### Aim of the exercise
Your task is to retype, word for word, the lines from the start of the data through the line holding "const zoneBounds = [11.8, 69.1];". Do not include the pictures.

### Raw records
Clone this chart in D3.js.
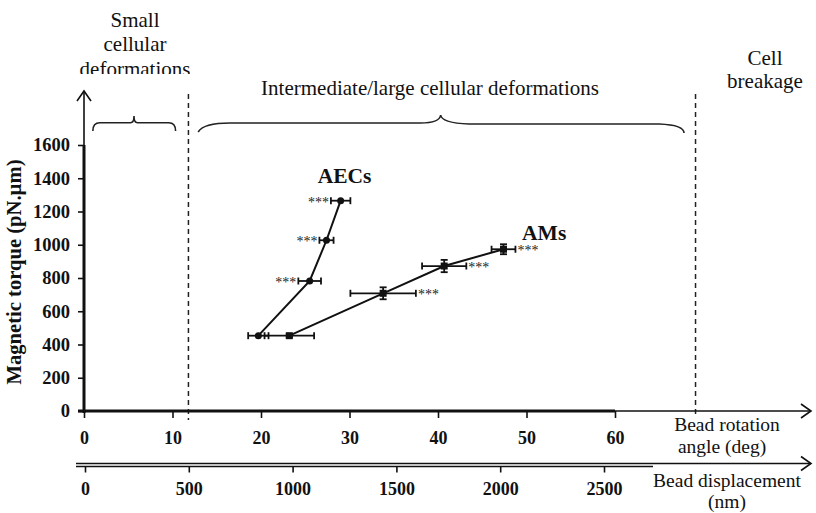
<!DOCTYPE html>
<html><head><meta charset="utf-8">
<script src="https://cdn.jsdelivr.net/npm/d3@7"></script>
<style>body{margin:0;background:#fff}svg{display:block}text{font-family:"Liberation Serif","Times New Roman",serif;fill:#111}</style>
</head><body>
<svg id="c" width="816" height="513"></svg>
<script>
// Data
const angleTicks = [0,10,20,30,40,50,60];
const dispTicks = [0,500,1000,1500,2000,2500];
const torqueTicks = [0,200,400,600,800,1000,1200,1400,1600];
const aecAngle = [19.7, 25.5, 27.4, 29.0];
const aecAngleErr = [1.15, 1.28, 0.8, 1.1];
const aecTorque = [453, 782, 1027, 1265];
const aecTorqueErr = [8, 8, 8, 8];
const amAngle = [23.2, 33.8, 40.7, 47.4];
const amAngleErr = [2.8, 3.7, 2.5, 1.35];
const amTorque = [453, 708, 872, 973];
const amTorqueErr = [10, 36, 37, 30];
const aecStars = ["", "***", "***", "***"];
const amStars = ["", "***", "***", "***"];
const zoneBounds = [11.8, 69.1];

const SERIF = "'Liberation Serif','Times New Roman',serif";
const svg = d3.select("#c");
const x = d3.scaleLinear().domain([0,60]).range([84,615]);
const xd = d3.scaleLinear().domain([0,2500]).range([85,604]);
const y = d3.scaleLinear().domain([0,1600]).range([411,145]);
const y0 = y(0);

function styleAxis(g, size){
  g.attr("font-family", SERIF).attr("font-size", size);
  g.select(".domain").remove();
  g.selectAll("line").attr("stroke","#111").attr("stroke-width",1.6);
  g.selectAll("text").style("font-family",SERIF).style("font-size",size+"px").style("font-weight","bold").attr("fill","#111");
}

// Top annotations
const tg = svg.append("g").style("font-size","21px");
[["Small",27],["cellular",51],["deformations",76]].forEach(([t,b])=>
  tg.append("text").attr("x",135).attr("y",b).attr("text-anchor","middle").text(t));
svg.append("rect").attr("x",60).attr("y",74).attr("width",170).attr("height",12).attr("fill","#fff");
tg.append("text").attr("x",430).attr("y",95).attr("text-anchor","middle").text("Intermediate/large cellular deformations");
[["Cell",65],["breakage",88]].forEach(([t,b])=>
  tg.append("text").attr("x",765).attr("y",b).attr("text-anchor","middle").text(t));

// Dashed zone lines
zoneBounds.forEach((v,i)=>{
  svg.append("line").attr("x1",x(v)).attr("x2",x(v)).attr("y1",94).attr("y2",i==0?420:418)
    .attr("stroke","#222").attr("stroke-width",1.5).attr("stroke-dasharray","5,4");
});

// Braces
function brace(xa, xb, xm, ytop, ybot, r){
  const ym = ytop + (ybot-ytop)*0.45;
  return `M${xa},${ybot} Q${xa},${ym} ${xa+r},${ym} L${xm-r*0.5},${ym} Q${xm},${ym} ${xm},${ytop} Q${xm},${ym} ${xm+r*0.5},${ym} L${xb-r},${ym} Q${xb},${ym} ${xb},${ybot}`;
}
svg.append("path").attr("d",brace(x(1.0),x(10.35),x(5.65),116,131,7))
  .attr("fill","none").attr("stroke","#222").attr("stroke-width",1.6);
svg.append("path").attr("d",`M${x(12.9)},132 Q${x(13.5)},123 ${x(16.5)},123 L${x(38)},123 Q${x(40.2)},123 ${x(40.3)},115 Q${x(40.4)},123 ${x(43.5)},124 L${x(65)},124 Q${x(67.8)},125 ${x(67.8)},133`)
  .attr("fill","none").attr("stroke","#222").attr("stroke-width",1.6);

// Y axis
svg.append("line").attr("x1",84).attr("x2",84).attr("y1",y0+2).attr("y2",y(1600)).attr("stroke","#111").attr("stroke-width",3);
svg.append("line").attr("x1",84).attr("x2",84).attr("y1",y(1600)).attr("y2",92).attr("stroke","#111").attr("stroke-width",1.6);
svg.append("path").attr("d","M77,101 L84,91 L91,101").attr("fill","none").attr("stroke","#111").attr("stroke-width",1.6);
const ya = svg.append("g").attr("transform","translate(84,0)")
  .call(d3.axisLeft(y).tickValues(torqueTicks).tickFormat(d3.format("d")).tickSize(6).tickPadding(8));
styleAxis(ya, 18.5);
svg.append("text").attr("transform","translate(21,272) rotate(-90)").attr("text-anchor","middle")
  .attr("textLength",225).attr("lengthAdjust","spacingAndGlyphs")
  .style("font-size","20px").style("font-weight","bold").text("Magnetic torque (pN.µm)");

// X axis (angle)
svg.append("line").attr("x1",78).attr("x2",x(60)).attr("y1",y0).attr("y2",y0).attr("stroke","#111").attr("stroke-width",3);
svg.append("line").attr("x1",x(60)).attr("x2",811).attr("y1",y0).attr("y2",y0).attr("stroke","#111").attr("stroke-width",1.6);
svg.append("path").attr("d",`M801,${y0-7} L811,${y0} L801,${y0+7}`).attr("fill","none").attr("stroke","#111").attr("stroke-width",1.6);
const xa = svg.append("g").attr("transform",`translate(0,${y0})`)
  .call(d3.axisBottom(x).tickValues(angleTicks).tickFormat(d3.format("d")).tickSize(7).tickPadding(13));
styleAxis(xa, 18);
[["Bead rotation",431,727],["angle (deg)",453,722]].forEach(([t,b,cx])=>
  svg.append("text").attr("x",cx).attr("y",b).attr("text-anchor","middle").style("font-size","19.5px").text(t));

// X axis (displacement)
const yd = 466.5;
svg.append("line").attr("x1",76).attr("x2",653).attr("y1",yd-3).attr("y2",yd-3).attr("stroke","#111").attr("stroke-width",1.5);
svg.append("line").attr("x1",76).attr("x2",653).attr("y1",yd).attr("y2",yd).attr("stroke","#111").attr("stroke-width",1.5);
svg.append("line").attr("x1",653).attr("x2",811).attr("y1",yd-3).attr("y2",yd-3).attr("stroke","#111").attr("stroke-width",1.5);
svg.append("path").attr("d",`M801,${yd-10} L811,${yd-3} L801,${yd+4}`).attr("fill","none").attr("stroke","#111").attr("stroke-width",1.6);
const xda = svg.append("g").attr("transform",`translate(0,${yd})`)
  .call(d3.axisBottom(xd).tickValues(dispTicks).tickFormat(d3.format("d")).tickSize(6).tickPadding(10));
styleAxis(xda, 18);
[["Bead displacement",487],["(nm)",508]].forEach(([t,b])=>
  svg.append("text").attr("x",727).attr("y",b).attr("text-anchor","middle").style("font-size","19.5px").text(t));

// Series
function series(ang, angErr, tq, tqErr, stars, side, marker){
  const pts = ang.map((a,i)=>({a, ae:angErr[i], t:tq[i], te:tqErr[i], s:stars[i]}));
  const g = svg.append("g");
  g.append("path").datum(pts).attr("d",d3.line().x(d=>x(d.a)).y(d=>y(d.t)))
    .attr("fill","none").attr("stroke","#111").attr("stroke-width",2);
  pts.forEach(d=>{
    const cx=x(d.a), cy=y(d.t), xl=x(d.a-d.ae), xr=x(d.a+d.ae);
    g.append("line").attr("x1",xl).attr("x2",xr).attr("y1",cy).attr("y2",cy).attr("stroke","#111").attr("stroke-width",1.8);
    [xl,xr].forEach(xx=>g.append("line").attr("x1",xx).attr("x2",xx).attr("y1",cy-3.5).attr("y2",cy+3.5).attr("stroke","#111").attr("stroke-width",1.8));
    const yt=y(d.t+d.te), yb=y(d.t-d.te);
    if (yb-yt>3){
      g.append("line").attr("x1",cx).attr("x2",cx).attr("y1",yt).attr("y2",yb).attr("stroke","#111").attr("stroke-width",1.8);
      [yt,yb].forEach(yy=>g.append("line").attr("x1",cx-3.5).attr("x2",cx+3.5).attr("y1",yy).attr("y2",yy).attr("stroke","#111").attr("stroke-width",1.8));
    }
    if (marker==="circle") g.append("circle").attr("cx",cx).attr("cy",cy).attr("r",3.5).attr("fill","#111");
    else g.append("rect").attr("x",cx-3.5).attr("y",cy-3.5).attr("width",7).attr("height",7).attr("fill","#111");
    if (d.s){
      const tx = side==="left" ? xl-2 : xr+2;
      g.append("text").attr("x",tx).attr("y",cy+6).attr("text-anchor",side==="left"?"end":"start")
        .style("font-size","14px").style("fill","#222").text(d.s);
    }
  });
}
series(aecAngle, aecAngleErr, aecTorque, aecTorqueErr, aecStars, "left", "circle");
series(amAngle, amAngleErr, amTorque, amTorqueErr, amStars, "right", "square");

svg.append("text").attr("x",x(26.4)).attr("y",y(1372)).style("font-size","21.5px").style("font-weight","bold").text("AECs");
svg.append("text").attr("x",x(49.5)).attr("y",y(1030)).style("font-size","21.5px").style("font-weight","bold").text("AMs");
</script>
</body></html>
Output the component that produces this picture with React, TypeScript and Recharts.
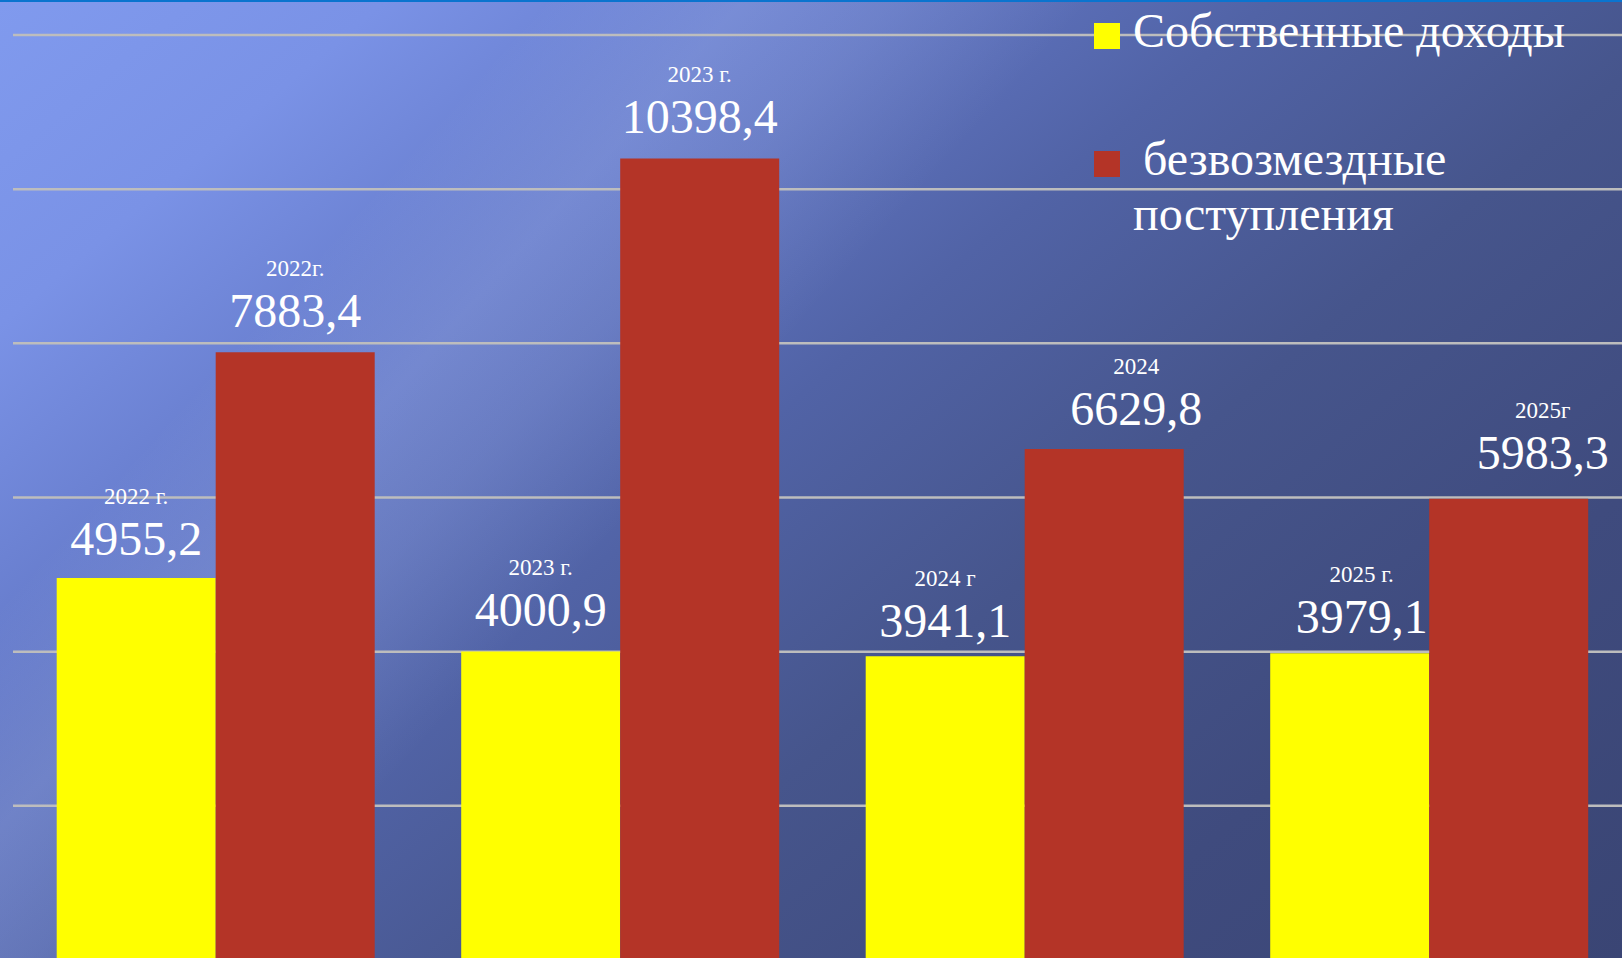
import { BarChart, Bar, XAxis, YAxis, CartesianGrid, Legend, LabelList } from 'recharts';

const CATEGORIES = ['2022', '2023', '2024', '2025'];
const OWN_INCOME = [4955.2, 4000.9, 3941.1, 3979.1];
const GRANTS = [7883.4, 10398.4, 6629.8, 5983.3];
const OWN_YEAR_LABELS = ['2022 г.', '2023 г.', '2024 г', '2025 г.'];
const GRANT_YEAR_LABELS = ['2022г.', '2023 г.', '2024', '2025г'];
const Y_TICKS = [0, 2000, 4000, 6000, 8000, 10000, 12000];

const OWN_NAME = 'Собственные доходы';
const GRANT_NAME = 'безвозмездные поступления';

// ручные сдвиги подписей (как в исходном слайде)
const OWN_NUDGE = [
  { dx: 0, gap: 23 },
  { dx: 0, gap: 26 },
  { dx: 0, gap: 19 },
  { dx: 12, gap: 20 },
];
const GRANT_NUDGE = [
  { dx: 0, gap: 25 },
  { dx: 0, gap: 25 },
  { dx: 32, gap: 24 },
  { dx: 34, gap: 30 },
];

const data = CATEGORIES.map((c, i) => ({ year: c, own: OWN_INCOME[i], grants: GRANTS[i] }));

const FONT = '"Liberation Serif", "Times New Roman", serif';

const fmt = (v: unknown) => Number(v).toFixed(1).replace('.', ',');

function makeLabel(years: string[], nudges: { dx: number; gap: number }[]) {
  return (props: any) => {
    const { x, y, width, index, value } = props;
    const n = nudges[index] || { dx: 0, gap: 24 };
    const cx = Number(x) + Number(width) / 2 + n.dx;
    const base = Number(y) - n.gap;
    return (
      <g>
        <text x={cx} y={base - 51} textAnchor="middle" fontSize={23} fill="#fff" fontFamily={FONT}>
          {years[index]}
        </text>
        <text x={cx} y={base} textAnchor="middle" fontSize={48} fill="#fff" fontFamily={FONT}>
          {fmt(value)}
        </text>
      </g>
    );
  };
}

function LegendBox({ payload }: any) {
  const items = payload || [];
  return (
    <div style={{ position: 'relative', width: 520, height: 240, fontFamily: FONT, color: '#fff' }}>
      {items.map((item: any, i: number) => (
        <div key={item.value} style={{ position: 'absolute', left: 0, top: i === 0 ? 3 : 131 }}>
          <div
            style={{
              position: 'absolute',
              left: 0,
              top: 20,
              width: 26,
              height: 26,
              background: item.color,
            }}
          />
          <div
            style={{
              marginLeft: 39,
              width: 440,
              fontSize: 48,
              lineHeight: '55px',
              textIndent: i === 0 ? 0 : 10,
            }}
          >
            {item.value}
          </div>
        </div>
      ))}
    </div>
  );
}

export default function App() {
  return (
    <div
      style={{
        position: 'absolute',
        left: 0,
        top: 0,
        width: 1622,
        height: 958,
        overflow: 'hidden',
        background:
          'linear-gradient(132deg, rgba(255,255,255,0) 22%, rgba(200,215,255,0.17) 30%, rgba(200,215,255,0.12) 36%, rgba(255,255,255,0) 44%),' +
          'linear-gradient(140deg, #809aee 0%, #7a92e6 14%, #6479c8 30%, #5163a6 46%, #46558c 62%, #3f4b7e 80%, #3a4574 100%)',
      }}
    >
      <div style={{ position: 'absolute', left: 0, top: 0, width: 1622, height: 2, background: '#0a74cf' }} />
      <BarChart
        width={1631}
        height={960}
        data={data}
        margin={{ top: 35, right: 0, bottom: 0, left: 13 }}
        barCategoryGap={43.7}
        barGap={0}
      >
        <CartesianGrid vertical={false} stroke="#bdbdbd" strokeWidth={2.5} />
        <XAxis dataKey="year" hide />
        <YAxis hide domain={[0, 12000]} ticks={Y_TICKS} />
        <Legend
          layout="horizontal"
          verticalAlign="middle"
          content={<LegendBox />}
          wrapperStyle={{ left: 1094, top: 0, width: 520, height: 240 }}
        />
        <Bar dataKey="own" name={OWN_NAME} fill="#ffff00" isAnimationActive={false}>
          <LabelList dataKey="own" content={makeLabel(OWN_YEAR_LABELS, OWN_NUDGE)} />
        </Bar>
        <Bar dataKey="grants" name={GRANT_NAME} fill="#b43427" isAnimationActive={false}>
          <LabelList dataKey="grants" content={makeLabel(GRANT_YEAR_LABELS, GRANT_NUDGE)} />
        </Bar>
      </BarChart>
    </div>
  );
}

### Result for this exercise
Clone this chart in D3.js.
<!DOCTYPE html>
<html><head><meta charset="utf-8">
<script src="https://cdn.jsdelivr.net/npm/d3@7"></script>
<style>body{margin:0;background:#fff}svg{display:block}text{font-family:"Liberation Serif","Times New Roman",serif;fill:#111}</style>
</head><body>
<svg id="c" width="816" height="513"></svg>
<script>
// Data
const angleTicks = [0,10,20,30,40,50,60];
const dispTicks = [0,500,1000,1500,2000,2500];
const torqueTicks = [0,200,400,600,800,1000,1200,1400,1600];
const aecAngle = [19.7, 25.5, 27.4, 29.0];
const aecAngleErr = [1.15, 1.28, 0.8, 1.1];
const aecTorque = [453, 782, 1027, 1265];
const aecTorqueErr = [8, 8, 8, 8];
const amAngle = [23.2, 33.8, 40.7, 47.4];
const amAngleErr = [2.8, 3.7, 2.5, 1.35];
const amTorque = [453, 708, 872, 973];
const amTorqueErr = [10, 36, 37, 30];
const aecStars = ["", "***", "***", "***"];
const amStars = ["", "***", "***", "***"];
const zoneBounds = [11.8, 69.1];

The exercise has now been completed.